The second largest mining conference in the country, the NWMA’s annual meeting had never before been held anywhere other than it’s home town of Spokane, until last week’s meeting in Sparks, near Reno.

“We won’t know until we get back to Spokane and count it all up but we’re really, really close to topping 2,000 attendees,” the association’s executive director, Laura Skaer, said as the event wrapped up over the weekend.

If so, it would make it the most attended conference since 1999, she said.

“Next year’s conference is back in Spokane, but after that, my guess is we’ll probably be here,” Skaer said.

The idea of taking the meeting on the road was prompted by sagging attendance in recent years. The gathering had drawn as many as 3,000 people in the early 1990s but dropped to as low as 700 when gold prices bottomed out in 2000.

Attendance had slowly been recovering as prices rose, with about 1,200 present at last year’s meeting.

“But with all the layoffs, and then 9/11, companies got out of the habit of traveling,” Skaer said.

“The board started discussing it, and we decided we really should take this convention to the heart of the U.S. mining industry — and that’s Nevada,” she said about the third largest gold producer in the world behind South Africa and Australia.

“It worked out exceptionally well.

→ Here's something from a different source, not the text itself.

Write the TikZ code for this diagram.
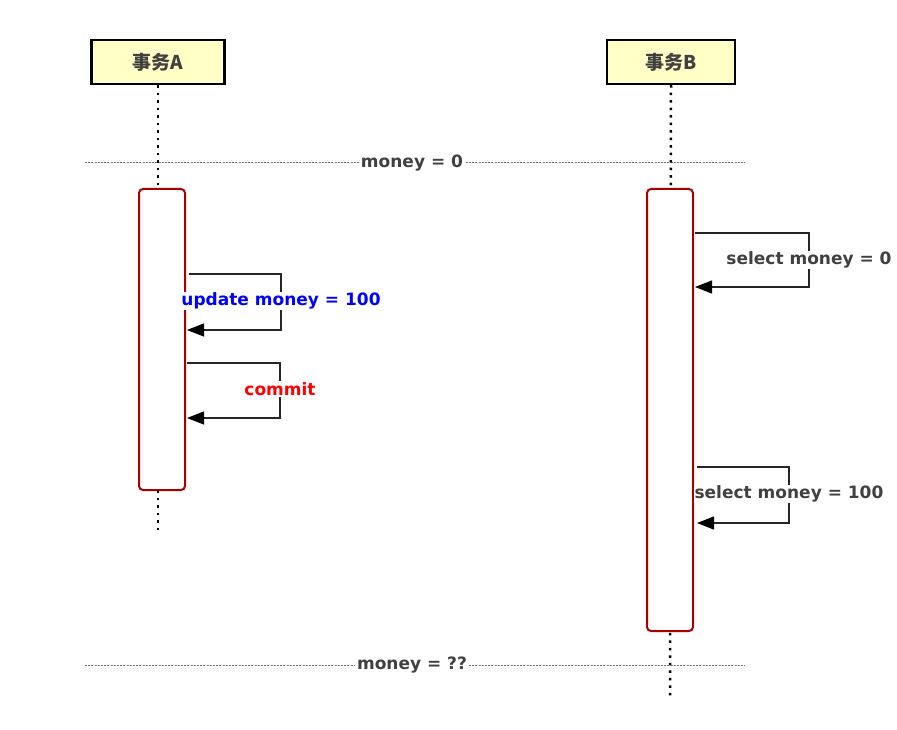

We’ve reconnected the convention to people who used to come from Nevada,” she said.

A number of members and speakers at the five-day conference said the association should consider rotating between Spokane and northern Nevada.

“The attendance proves it out,” said Janine Clayton, the U.S. Forest Service’s acting director for minerals and geology management.

“I think it will increase the participation from California as well as Nevada,” Clayton said.

Jeffrey Kenner, director of business development for Aero-Metric, an aerial mapping company based in Seattle, said the 90-minute flight to Reno was “no big deal.”